Nothing after the line with "const titleB = 'Graph" belongs in the copy; extract the lines below from the top through that line, pictures left out.

───── Data shown

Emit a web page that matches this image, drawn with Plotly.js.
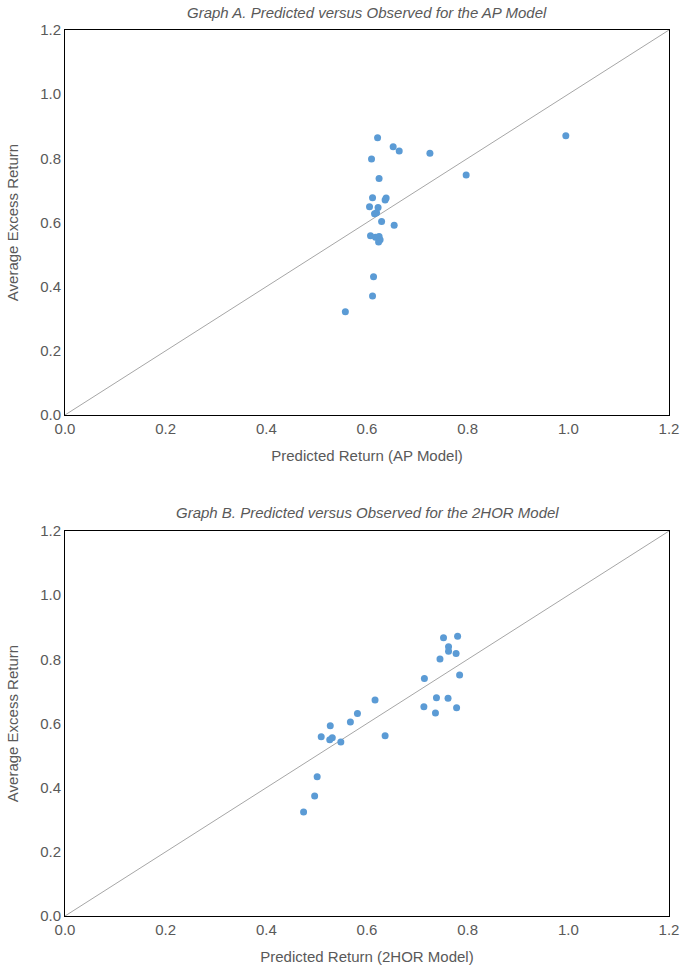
<!DOCTYPE html>
<html>
<head>
<meta charset="utf-8">
<script src="https://cdn.plot.ly/plotly-3.0.1.min.js"></script>
<style>html,body{margin:0;padding:0;background:#fff;}#chart{width:681px;height:972px;}</style>
</head>
<body>
<div id="chart"></div>
<script>
// Graph A: AP model
const apPredicted = [0.621,0.652,0.664,0.725,0.609,0.624,0.611,0.638,0.636,0.605,0.622,0.619,0.615,0.629,0.654,0.607,0.617,0.624,0.626,0.623,0.613,0.611,0.557,0.995,0.797];
const apObserved  = [0.864,0.836,0.823,0.816,0.798,0.737,0.677,0.676,0.670,0.649,0.647,0.630,0.627,0.603,0.591,0.559,0.554,0.556,0.546,0.539,0.431,0.371,0.322,0.870,0.748];
// Graph B: 2HOR model
const horPredicted = [0.752,0.780,0.762,0.762,0.777,0.745,0.784,0.714,0.616,0.738,0.761,0.713,0.778,0.736,0.581,0.567,0.527,0.509,0.636,0.531,0.526,0.548,0.501,0.496,0.474];
const horObserved  = [0.867,0.872,0.839,0.825,0.818,0.801,0.751,0.740,0.673,0.680,0.679,0.652,0.649,0.633,0.631,0.605,0.593,0.559,0.562,0.556,0.549,0.542,0.434,0.374,0.324];
// 45-degree reference line
const diagonal = [0, 1.2];
const tickVals = [0, 0.2, 0.4, 0.6, 0.8, 1.0, 1.2];
const tickText = ['0.0','0.2','0.4','0.6','0.8','1.0','1.2'];
const titleA = 'Graph A. Predicted versus Observed for the AP Model';
const titleB = 'Graph B. Predicted versus Observed for the 2HOR Model';

const fontFam = '"Liberation Sans", Arial, sans-serif';
const textCol = '#595959';
const markerStyle = {color:'#5b9bd5', size:7};
const lineStyle = {color:'#a6a6a6', width:1};

const traces = [
  {x: diagonal, y: diagonal, mode:'lines', line: lineStyle, xaxis:'x', yaxis:'y', hoverinfo:'skip'},
  {x: apPredicted, y: apObserved, mode:'markers', marker: markerStyle, xaxis:'x', yaxis:'y'},
  {x: diagonal, y: diagonal, mode:'lines', line: lineStyle, xaxis:'x2', yaxis:'y2', hoverinfo:'skip'},
  {x: horPredicted, y: horObserved, mode:'markers', marker: markerStyle, xaxis:'x2', yaxis:'y2'}
];

function axis(extra){
  return Object.assign({
    range:[0,1.2], tickvals: tickVals, ticktext: tickText,
    showgrid:false, zeroline:false, showline:true, mirror:true,
    linecolor:'#000', linewidth:1, ticks:'',
    tickfont:{family:fontFam, size:15, color:textCol}
  }, extra);
}

const layout = {
  width:681, height:972,
  margin:{l:65, r:12, t:30, b:56},
  paper_bgcolor:'#fff', plot_bgcolor:'#fff',
  showlegend:false,
  font:{family:fontFam, color:textCol},
  xaxis: axis({domain:[0,1], anchor:'y', title:{text:'Predicted Return (AP Model)', font:{family:fontFam,size:15,color:textCol}, standoff:14}}),
  yaxis: axis({domain:[0.5655,1], anchor:'x', title:{text:'Average Excess Return', font:{family:fontFam,size:15,color:textCol}, standoff:17}}),
  xaxis2: axis({domain:[0,1], anchor:'y2', title:{text:'Predicted Return (2HOR Model)', font:{family:fontFam,size:15,color:textCol}, standoff:14}}),
  yaxis2: axis({domain:[0,0.4345], anchor:'x2', title:{text:'Average Excess Return', font:{family:fontFam,size:15,color:textCol}, standoff:17}}),
  annotations:[
    {text:titleA, xref:'paper', yref:'paper', x:0.5, y:1, yshift:18, xanchor:'center', yanchor:'middle', showarrow:false,
     font:{family:fontFam, size:15, color:textCol, style:'italic'}},
    {text:titleB, xref:'paper', yref:'paper', x:0.5, y:0.4345, yshift:19, xanchor:'center', yanchor:'middle', showarrow:false,
     font:{family:fontFam, size:15, color:textCol, style:'italic'}}
  ]
};

Plotly.newPlot('chart', traces, layout, {displayModeBar:false, staticPlot:true});
</script>
</body>
</html>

──────────

### The solution
Emit a web page that matches this image, drawn with Plotly.js.
<!DOCTYPE html>
<html>
<head>
<meta charset="utf-8">
<script src="https://cdn.plot.ly/plotly-3.0.1.min.js"></script>
<style>html,body{margin:0;padding:0;background:#fff;}#chart{width:681px;height:972px;}</style>
</head>
<body>
<div id="chart"></div>
<script>
// Graph A: AP model
const apPredicted = [0.621,0.652,0.664,0.725,0.609,0.624,0.611,0.638,0.636,0.605,0.622,0.619,0.615,0.629,0.654,0.607,0.617,0.624,0.626,0.623,0.613,0.611,0.557,0.995,0.797];
const apObserved  = [0.864,0.836,0.823,0.816,0.798,0.737,0.677,0.676,0.670,0.649,0.647,0.630,0.627,0.603,0.591,0.559,0.554,0.556,0.546,0.539,0.431,0.371,0.322,0.870,0.748];
// Graph B: 2HOR model
const horPredicted = [0.752,0.780,0.762,0.762,0.777,0.745,0.784,0.714,0.616,0.738,0.761,0.713,0.778,0.736,0.581,0.567,0.527,0.509,0.636,0.531,0.526,0.548,0.501,0.496,0.474];
const horObserved  = [0.867,0.872,0.839,0.825,0.818,0.801,0.751,0.740,0.673,0.680,0.679,0.652,0.649,0.633,0.631,0.605,0.593,0.559,0.562,0.556,0.549,0.542,0.434,0.374,0.324];
// 45-degree reference line
const diagonal = [0, 1.2];
const tickVals = [0, 0.2, 0.4, 0.6, 0.8, 1.0, 1.2];
const tickText = ['0.0','0.2','0.4','0.6','0.8','1.0','1.2'];
const titleA = 'Graph A. Predicted versus Observed for the AP Model';
const titleB = 'Graph B. Predicted versus Observed for the 2HOR Model';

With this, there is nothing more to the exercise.